Ali Haydar Yıldız (1953 – 24 January 1973) was a Kurdish political activist and a founding member of the far-left Communist Party of Turkey/Marxist–Leninist (TKP/ML-TİKKO) insurgent organization in Turkey in 1972. Yıldız was shot and killed in a shoot-out with Turkish soldiers in 1973.

==Biography==
Ali Haydar Yıldız was born in 1953 in the village of Erturan in Palu, Elazığ to a Kurdish Alevi family. After finishing high school in Elazığ in 1970, he moved to Istanbul where he became influenced by people involved in the protests of 1968 and would join them in their activities. In 1970, he was arrested by Turkish authorities and tortured for 48 hours in his month-long detention.
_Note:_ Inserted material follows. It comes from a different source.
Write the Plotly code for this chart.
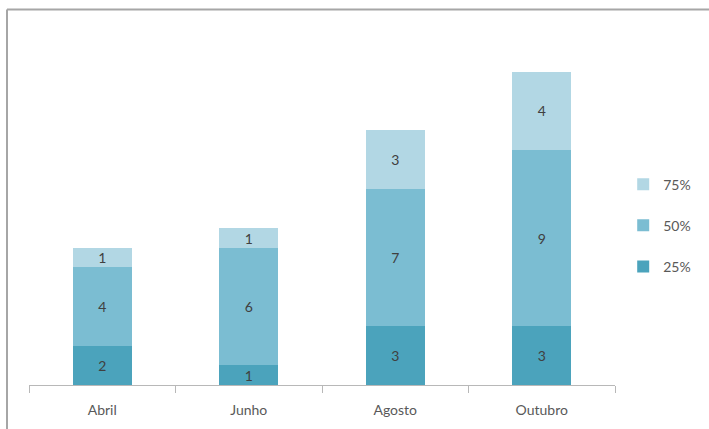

His time in prison formed his view on the Kurdish question. After being released, he met İbrahim Kaypakkaya and they founded the TKP/ML-TİKKO in 1972.

===Death===
On 24 January 1973, Yıldız, Kaypakkaya and other members of TKP/ML-TİKKO lived in the village of Vartinik in Tunceli Province. When Turkish soldiers approached them, they attempted to flee but were hit by bullets and pretended to be dead. While the others were able to flee, Yıldız was left behind and died from his wounds. Kaypakkaya later died of his wounds as well.